Hanno dato il premio Nobel per la pace all’Unione europea. Non stupisce. Quando non si sa a chi conferire un premio, lo si assegna a chi non esiste. Non è un caso se l’onorificenza fu regalata anche a Barack Obama prim’ancora che cominciasse a lavorare alla Casa Bianca. Un Nobel sulla fiducia, un auspicio, una speranza. Peccato che poi il presidente americano abbia continuato nella politica bellica del suo predecessore, George W. Bush, passato alla storia come guerrafondaio. Lo dimostra il fatto che in Afghanistan il fuoco non sia cessato, e non cesserà presto. Dettagli.
Bisogna riconoscere che da oltre sessant’anni, cioè dalla fine della seconda guerra mondiale, nel Vecchio Continente non avvengono scontri armati, se si escludono le invasioni sovietiche dell’Ungheria e di Praga. Sorvoliamo su Varsavia. Robetta comunista, quindi accettabile. Vero, presidente Giorgio Napolitano?

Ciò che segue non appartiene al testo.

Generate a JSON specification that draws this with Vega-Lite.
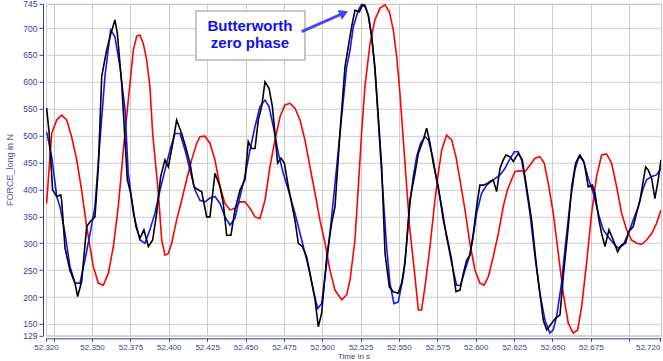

Detto questo, ricordiamo che oggi, globalizzati come siamo, non usiamo più i cannoni per farci del male, ma la finanza: il risultato finale, morti a parte, è lo stesso. C’è chi perde le penne e chi fa i soldi.Il conflitto in atto in Europa ( e non solo) vede protagonista soprattutto la Germania, more solito . I tedeschi sono bravi, tenaci e ubbidienti, capaci di farsi rispettare, comandano e vincono. Tra poco tempo disporranno dell’agognato Quarto Reich senza aver sparato un colpo. Cosicché dimostreranno urbi et orbi che il Nobel all’Europa in fondo è merito loro. Così sia.

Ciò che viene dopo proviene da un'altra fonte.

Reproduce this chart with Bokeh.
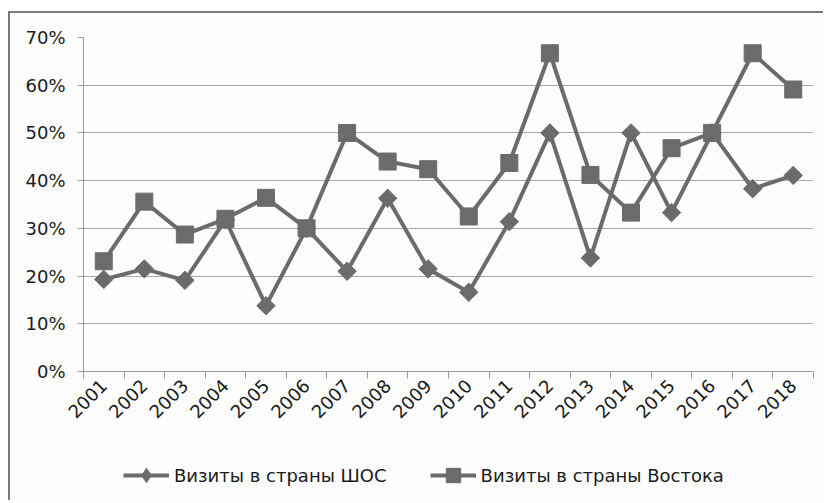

Chi avesse dei dubbi sui destini fatali di Berlino, e di Angela Merkel (fosse nostra...), ascolti o legga il discorso pronunciato ieri a Napoli dal capo dello Stato. «Occorre che l’Europa... partendo dal dato irrinunciabile della moneta comune, seguiti ad andare avanti... sulla strada dell’approfondimento dell’unione economica e monetaria sia nel campo della finanza e delle banche, sia in quello delle politiche economiche e di bilancio. Le innovazioni richieste comportano ulteriori trasferimenti di poteri decisionali e di quote di sovranità; in questo senso si pone ormai la questione degli avanzamenti necessari nel processo d’integrazione anche sul piano politicoistituzionale».
Il linguaggio è quello che è, da ufficio studi che studia poco, ma il senso, sia pure faticosamente, emerge: se l’Italia vuole salvarsi, ceda il timone all’Ue,cioè alla Germania (che conta), rinunci alla propria sovranità, si adatti al ruolo di periferia terrona del Reich, si faccia governare dalla cancelliera, e che Dio ce la mandi buona. Lessico oscuro, concetto chiaro: Napolitano, col silenzio-assenso del suo braccio destro (o sinistro?) Monti Mario, annuncia al popolo che l’Unità d’Italia non basta, occorre calare le brache all’Unione (europea).
Forse non ha torto. Piuttosto che farsi governare dai Franco Fiorito e dai Domenico Zambetti, meglio gettarsi fra le braccia di Angela, con rispetto parlando. Ovvio, per acconsentire al trasferimento di quote della sovranità alla patria della signora teutonica è necessario mettersi l’orgoglio nazionale sotto le suole, ma è sempre meglio che fidarsi dei banchettatori laziali e lombardi, stando con i quali al massimo crescono il debito pubblico e il tasso di colesterolo, ma non certo l’economia e neppure il Pil.
Prepariamoci a cantare Deutschland über alles e a dimenticare La società dei magnaccioni . Affonderà Er barcarolo romano ? Mah! Di sicuro affonderanno i partiti casarecci o nostrali (come direbbe Matteo Renzi). La Merkel è l’unico dio e Napolitano è il suo profeta. Le prossime elezioni saranno una formalità; chi governerà è già scritto nei sacri testi del Quirinale.